Maraniss, basing the book’s title on Thorpe’s given Sac-and-Fox name, gives a very detailed chronicle of Thorpe’s life from his childhood on the reservation to attending Carlisle Indian Industrial School where is athletic prowess in first track and field then football gained national attention before his Olympic triumph followed by ‘disgrace’ then sis long professional careers in baseball, football, and even a little basketball before wandering across the country looking to make a living and get by. Yet while Thorpe the man’s story is amazing, Maraniss uses him to highlight the plight of Native Americans within the larger text of mainstream White American culture from the military and government’s treatment of tribes over history to the benign sound but cultural devastating “Kill the Indian, save the man” philosophy of Carlisle and the casual racism that the press and organized sport’s white elitism who viewed amateurism as the ideal over professionalism thus causing a 110+ year injustice. This dual purpose was executed very well by Maraniss, though I will admit that he appeared to belabor some things like his critique on historical accuracy of the 1951 Hollywood biopic because at that point the reader was in 400 pages of a biography and could tell what the inaccuracies were already. And ironically mere weeks before it’s publication some information in the biography became dated when the IOC fully restored Thorpe as sole champion and his scores of his 1912 Olympic events.

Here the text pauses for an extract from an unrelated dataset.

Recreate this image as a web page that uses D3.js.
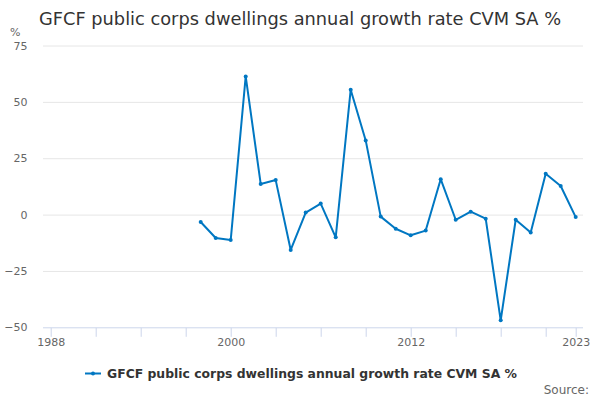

Path Lit by Lightning is not only a revealing look into the man who was head and shoulders the best athlete of his time, but also of the difficulty Native Americans dealt within as they tried to remain true to their culture while attempt to live in White American society. David Maraniss writes in a very good narrative style though at times belabors inaccuracies as if the readers didn’t pay attention in early portions of the book. Overall, highly recommend for those interested in sports biographies or Native Americans in the United States.

I received a free copy of this book through Goodreads First Reads program in exchange for an honest review.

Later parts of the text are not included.